Replace one symbol in an expression with multiple values

Question

Given an arbitrary fixed expression, I want to substitute a single symbol with a collection of multiple values. Examples:

Expression       | Symbol | Replace with               | Desired Output
-----------------------------------------------------------------------------------------
f(x, 5)          | x      | a = 1, b = sym, c = "char" | f(a = 1, b = sym, c = "char", 5)
g(f(h(y)), z)    | y      | 1, 2, 3                    | g(f(h(1, 2, 3)), z)
g(f(h(y), z), z) | z      | 4, x                       | g(f(h(y), 4, x), 4, x)
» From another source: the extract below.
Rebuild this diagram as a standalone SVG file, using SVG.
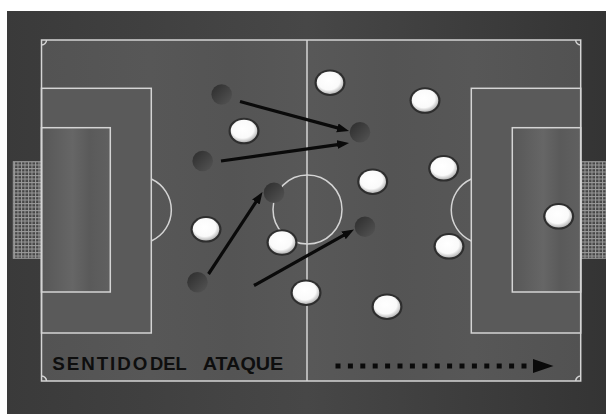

The substitute() function comes close, but it is not exactly what I am looking for. In the example below, I want to turn f(x) into f(1, b = 4, c = d), but I have not yet found the right env argument.

substitute(
  expr = f(x),
  env = list(x = list(1, b = 4, c = rlang::sym("d")))
)
#> f(list(1, b = 4, c = d))

substitute(
  expr = f(x),
  env = list(x = as.call(c(quote(x), 1, b = 4, c = quote(d)))[-1])
)
#> f(1(b = 4, c = d))

^{Created on 2019-02-09 by the reprex package (v0.2.1)}

Is it possible to find an env such that substitute(f(x), env) equals f(1, b = 4, c = d)?

Remarks:

• Above, it is important that we begin with f(x). We cannot simply write as.call(c(quote(f), env)).
• The motivating use case is described at https://github.com/ropensci/drake/issues/724 and https://github.com/ropensci/drake/issues/726.
• We cannot use !!! from tidy evaluation because all tidy evaluation in drake needs to be handled separately.
• This post replaces an earlier one that was less clear.

Answer 1

Here's a take on a splicing function

splice <- function(x, replacements) {
  if (is(x, "call")) {
    as.call(do.call("c",lapply(as.list(x), splice, replacements), quote=T))
  } else if (is(x, "name")) {
    if (deparse(x) %in% names(replacements)) {
      return(replacements[[deparse(x)]])
    } else {
      list(x)
    }
  } else {
    list(x)
  }
}

It seems to work with the sample input

splice(quote(f(x, 5) ), list(x=list(a = 1, b = quote(sym), c = "char" )))
# f(a = 1, b = sym, c = "char", 5)
splice(quote(g(f(h(y)), z)) , list(y=list(1,2,3)))
# g(f(h(1, 2, 3)), z)
splice(quote(g(f(h(y), z), z)), list(z=list(4, quote(x))) )
# g(f(h(y), 4, x), 4, x)

Basically you just swap out the symbol names. it should also work with single variable replacements that aren't in a list.

splice(quote(f(x,5)), list(x=7))
# f(7, 5)

You basically need to re-write the call by manipulating it as a list. This is what the tidyverse functions are doing behind the scene. They intercept the current call, re-write it, then evaluate the newly expanded call. substitute will never work because you aren't just replacing one symbol with one value. You need to change the number of parameters you are passing to a function.